Barring a last-minute extension, federal contractors will pull out after the June 30 deadline, and the county and cities will have to figure a way to remove what's left of the refuse on their own.
Before cleaning private property, state law requires local governments to petition residents within 300 feet of the property, and give two-weeks' notice for a public hearing to determine whether the land is "a menace to the public health and safety of the community."

Legally cleaning one piece of private property is a tedious task, but 3,000 in less than 60 days might just be impossible.

"Just on this one map alone, there must be 1,000 different parcels in one area," county attorney Ronnie Artigues said, pointing to one of several debris maps. "We can't just condemn the entire county."

Instead, Artigues suggested starting with "obvious debris fields," areas such as Cedar Point in Bay St. Louis, south of the CSX railroad in Waveland and along the Jourdan River, where rubble is sprinkled for blocks and debris still dangles from trees.

The maps that were given to local governments show only "high debris areas," not exact locations of properties that are unclean and still lack a signed right of entry form.

Supervisor Steve Seymour said he wants building inspectors to drive down every street and back road of the nearly 450-square-mile county, making a list of the destroyed properties.
Mickey Lagasse, the county's building official, agreed to send out six inspectors this week, or as soon as the county, the cities, FEMA and the corps agree on a clear definition of the word "destroyed."
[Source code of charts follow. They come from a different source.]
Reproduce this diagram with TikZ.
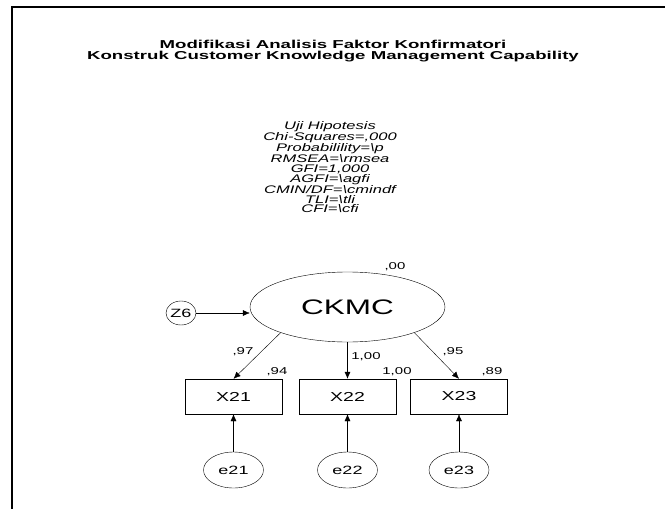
\documentclass[tikz,border=0pt]{standalone}
\usepackage{fontspec}
\setmainfont{Liberation Sans}
\usepackage{tikz}
\usetikzlibrary{arrows.meta,positioning,shapes.geometric}
\newcommand{\wtxt}[1]{\scalebox{1.5}[1]{#1}}
\newcommand{\ttxt}[1]{\scalebox{1.62}[1]{#1}}
\tikzset{
  latent/.style={ellipse, draw, thin, minimum width=195pt, minimum height=70pt, inner sep=0pt},
  errvar/.style={ellipse, draw, thin, minimum width=60pt, minimum height=36pt, inner sep=0pt, font=\fontsize{12}{12}\selectfont},
  obsbox/.style={rectangle, draw, thin, minimum width=97pt, minimum height=35pt, inner sep=0pt, font=\fontsize{13}{13}\selectfont},
  coef/.style={inner sep=1pt, font=\fontsize{10}{10}\selectfont},
  path/.style={-{Latex[length=7pt,width=6pt]}, thin}
}
\begin{document}
\begin{tikzpicture}[x=1pt,y=-1pt]
\useasboundingbox (0,0) rectangle (665,509);
% frame, cut by the page edge
\draw[line width=1.5pt] (12,515) -- (12,7) -- (670,7);

% title and fit block
\node[font=\fontsize{11.5}{11}\selectfont\bfseries, align=center] (title) at (333,51)
  {\ttxt{Modifikasi Analisis Faktor Konfirmatori}\\ \ttxt{Konstruk Customer Knowledge Management Capability}};
\node[font=\fontsize{11}{9.7}\selectfont\itshape, align=center] (fit) at (330,167)
  {\wtxt{Uji Hipotesis}\\ \wtxt{Chi-Squares=,000}\\ \wtxt{Probabilility=\textbackslash p}\\
   \wtxt{RMSEA=\textbackslash rmsea}\\ \wtxt{GFI=1,000}\\ \wtxt{AGFI=\textbackslash agfi}\\
   \wtxt{CMIN/DF=\textbackslash cmindf}\\ \wtxt{TLI=\textbackslash tli}\\ \wtxt{CFI=\textbackslash cfi}};

% model
\node[latent] (ckmc) at (347.5,307) {\fontsize{21}{21}\selectfont\wtxt{CKMC}};
\node[errvar, minimum width=30pt, minimum height=24pt] (z6) at (181,313) {\wtxt{Z6}};
\node[obsbox] (x21) at (233.5,396.5) {\wtxt{X21}};
\node[obsbox] (x22) at (347.5,396.5) {\wtxt{X22}};
\node[obsbox] (x23) at (459,396.5) {\wtxt{X23}};
\node[errvar] (e21) at (233.5,470) {\wtxt{e21}};
\node[errvar] (e22) at (347.5,470) {\wtxt{e22}};
\node[errvar] (e23) at (459,470) {\wtxt{e23}};

\draw[path] (z6) -- (z6 -| ckmc.west);
\draw[path] (ckmc.-159) -- (x21.north);
\draw[path] (ckmc.south) -- (x22.north);
\draw[path] (ckmc.-21) -- (x23.north);
\draw[path] (e21) -- (x21);
\draw[path] (e22) -- (x22);
\draw[path] (e23) -- (x23);

% estimates
\node[coef] (v0) at (395,267) {\wtxt{,00}};
\node[coef] (l21) at (243,352) {\wtxt{,97}};
\node[coef] (l22) at (366,357) {\wtxt{1,00}};
\node[coef] (l23) at (453,352) {\wtxt{,95}};
\node[coef] (r21) at (277,372) {\wtxt{,94}};
\node[coef] (r22) at (397,372) {\wtxt{1,00}};
\node[coef] (r23) at (492,372) {\wtxt{,89}};
\end{tikzpicture}
\end{document}
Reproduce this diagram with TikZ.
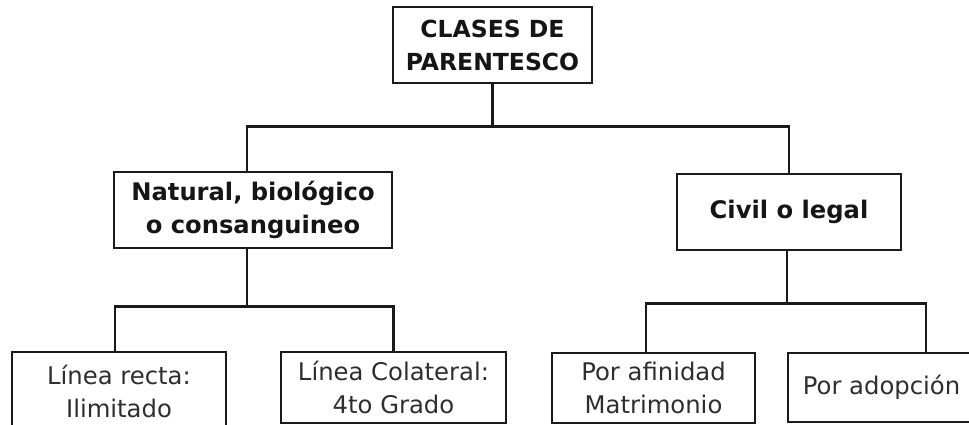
\documentclass[tikz,border=0pt]{standalone}
\usepackage{fontspec}
\setmainfont{DejaVu Sans}
\usepackage{xcolor}
\usepackage{tikz}
\definecolor{linec}{HTML}{1A1A1A}
\definecolor{textb}{HTML}{151515}
\definecolor{textg}{HTML}{2E2E2E}

\begin{document}
\begin{tikzpicture}[x=1pt,y=-1pt,
	box/.style={draw=linec,line width=2.8pt,align=center,inner sep=0pt,fill=white},
	bold/.style={font=\fontsize{24.2}{33}\selectfont\bfseries,text=textb},
	plain/.style={font=\fontsize{24.3}{33}\selectfont,text=textg},
	line/.style={draw=linec,line width=2.5pt,line join=miter}]
	\newcommand\dA{42}
	\newcommand\dB{57}
	\newcommand\dC{52}

	\clip (0,0) rectangle (969,425);
	\fill[white] (0,0) rectangle (969,425);

	\node[box,bold,font=\fontsize{23.5}{33}\selectfont\bfseries,minimum width=199pt,minimum height=76pt] (top) at (492.5,45) {CLASES DE\\PARENTESCO};

	\node[box,bold,minimum width=278pt,minimum height=76pt] (nat) at (253,210) {Natural, biológico\\o consanguineo};
	\node[box,bold,minimum width=224pt,minimum height=76pt] (civ) at (789,212) {Civil o legal};

	\node[box,plain,minimum width=214pt,minimum height=78pt] (b1) at (119,391) {Línea recta:\\Ilimitado};
	\node[box,plain,minimum width=225pt,minimum height=71pt] (b2) at (393.5,387.5) {Línea Colateral:\\4to Grado};
	\node[box,plain,minimum width=203pt,minimum height=70pt] (b3) at (653.5,388) {Por afinidad\\Matrimonio};
	\node[box,plain,minimum width=187pt,minimum height=69pt] (b4) at (881.5,387.5) {Por adopción};

	\draw[line] (top.south) -- ++(0,\dA) coordinate (jA);
	\draw[line] ([xshift=-6pt]nat.north) |- (jA) -| (civ.north);

	\draw[line] ([xshift=-6pt]nat.south) -- ++(0,\dB) coordinate (jB);
	\draw[line] ([xshift=-4pt]b1.north) |- (jB) -| (b2.north);

	\draw[line] ([xshift=-2pt]civ.south) -- ++(0,\dC) coordinate (jC);
	\draw[line] ([xshift=-7.5pt]b3.north) |- (jC) -| ([xshift=44.5pt]b4.north);
\end{tikzpicture}
\end{document}
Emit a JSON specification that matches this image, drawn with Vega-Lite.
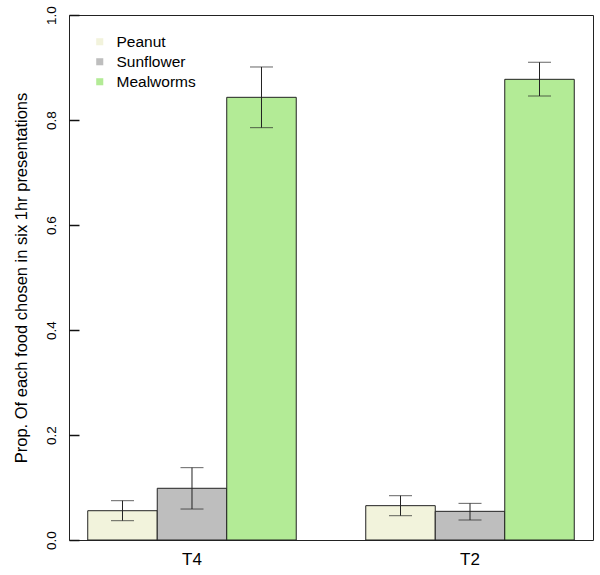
{
  "$schema": "https://vega.github.io/schema/vega-lite/v6.json",
  "autosize": {"type": "none"},
  "padding": {"left": 69, "top": 15, "right": 7, "bottom": 35},
  "width": 524,
  "height": 525,
  "config": {
    "font": "Liberation Sans",
    "view": {"stroke": "#222222", "strokeWidth": 1}
  },
  "data": {
    "values": [
      {"trial": "T4", "food": "Peanut", "mean": 0.0558, "lo": 0.0368, "hi": 0.0749},
      {"trial": "T4", "food": "Sunflower", "mean": 0.0985, "lo": 0.059, "hi": 0.1378},
      {"trial": "T4", "food": "Mealworms", "mean": 0.8432, "lo": 0.7854, "hi": 0.901},
      {"trial": "T2", "food": "Peanut", "mean": 0.0654, "lo": 0.0463, "hi": 0.0844},
      {"trial": "T2", "food": "Sunflower", "mean": 0.0546, "lo": 0.0381, "hi": 0.0698},
      {"trial": "T2", "food": "Mealworms", "mean": 0.8775, "lo": 0.8457, "hi": 0.91}
    ]
  },
  "encoding": {
    "x": {
      "field": "trial", "type": "nominal", "sort": ["T4", "T2"],
      "scale": {"paddingInner": 0.25, "paddingOuter": 0.0674},
      "axis": {"title": null, "domain": false, "ticks": false, "labelAngle": 0, "labelFontSize": 17, "labelColor": "black", "labelPadding": 11}
    },
    "xOffset": {"field": "food", "type": "nominal", "sort": ["Peanut", "Sunflower", "Mealworms"], "scale": {"paddingInner": 0, "paddingOuter": 0}},
    "y": {
      "field": "mean", "type": "quantitative",
      "scale": {"domain": [0, 1], "nice": false, "zero": true},
      "axis": {
        "title": "Prop. Of each food chosen in six 1hr presentations",
        "titleFontSize": 16.5, "titleFontWeight": "normal", "titleColor": "black", "titlePadding": 15,
        "values": [0, 0.2, 0.4, 0.6, 0.8, 1.0], "format": ".1f",
        "labelAngle": -90, "labelAlign": "center", "labelBaseline": "bottom",
        "labelFontSize": 13.5, "labelColor": "black", "labelPadding": 11,
        "offset": -10, "ticks": true, "tickSize": 10, "tickWidth": 1.5, "tickColor": "#111111",
        "domain": false, "grid": false
      }
    }
  },
  "layer": [
    {
      "mark": {"type": "bar", "stroke": "#222222", "strokeWidth": 1},
      "encoding": {
        "color": {
          "field": "food", "type": "nominal",
          "sort": ["Peanut", "Sunflower", "Mealworms"],
          "scale": {"domain": ["Peanut", "Sunflower", "Mealworms"], "range": ["#F2F3DC", "#BEBEBE", "#B3EB96"]},
          "legend": {
            "title": null, "orient": "none", "legendX": 23, "legendY": 19,
            "symbolType": "square", "symbolSize": 50, "symbolStrokeWidth": 0,
            "labelFontSize": 15.5, "labelColor": "black", "rowPadding": 3, "labelOffset": 9
          }
        }
      }
    },
    {
      "mark": {"type": "rule", "color": "#222222", "strokeWidth": 1},
      "encoding": {
        "y": {"field": "lo", "type": "quantitative"},
        "y2": {"field": "hi"}
      }
    },
    {
      "mark": {"type": "tick", "color": "#222222", "thickness": 1, "size": 23, "orient": "horizontal"},
      "encoding": {"y": {"field": "lo", "type": "quantitative"}}
    },
    {
      "mark": {"type": "tick", "color": "#222222", "thickness": 1, "size": 23, "orient": "horizontal"},
      "encoding": {"y": {"field": "hi", "type": "quantitative"}}
    }
  ]
}
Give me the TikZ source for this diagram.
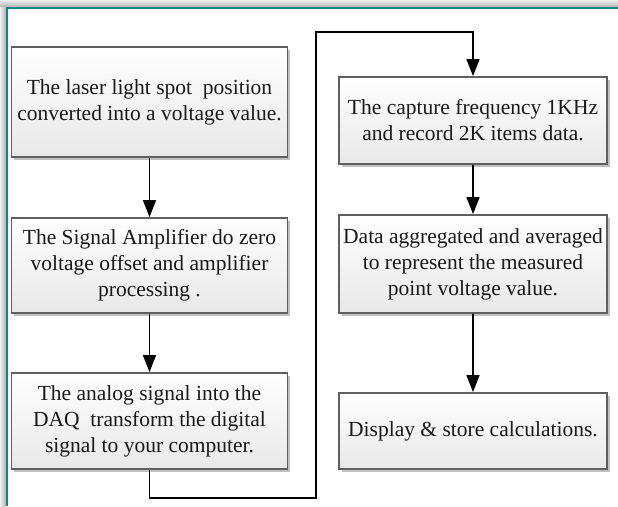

"We can start tomorrow, but first we need to know exactly what destroyed means," he said.
During a meeting this week, officials from the corps, FEMA, and the county all seemed to have different ideas of what a destroyed property looks like.

Some said if a roof is lying on a pile of bricks and splintered wood, the house is destroyed. Others said a missing roof and a toppled wall could also be features that qualify a house as destroyed.
FEMA has used a 50 percent destruction standard to determine whether a house is salvageable. Under the rule, if FEMA inspectors believe it will cost more than 50 percent of a home's worth to restore it, the home is consider destroyed.

But, with the rising costs of building materials, some local leaders say many older homes in the county's low-income areas could have been considered destroyed even before the Aug. 29 storm.

In an effort to seek clarity, FEMA has offered to send six of its inspectors to ride along with county inspectors starting this week to pinpoint destroyed and neglected properties, and begin condemning each one, separately.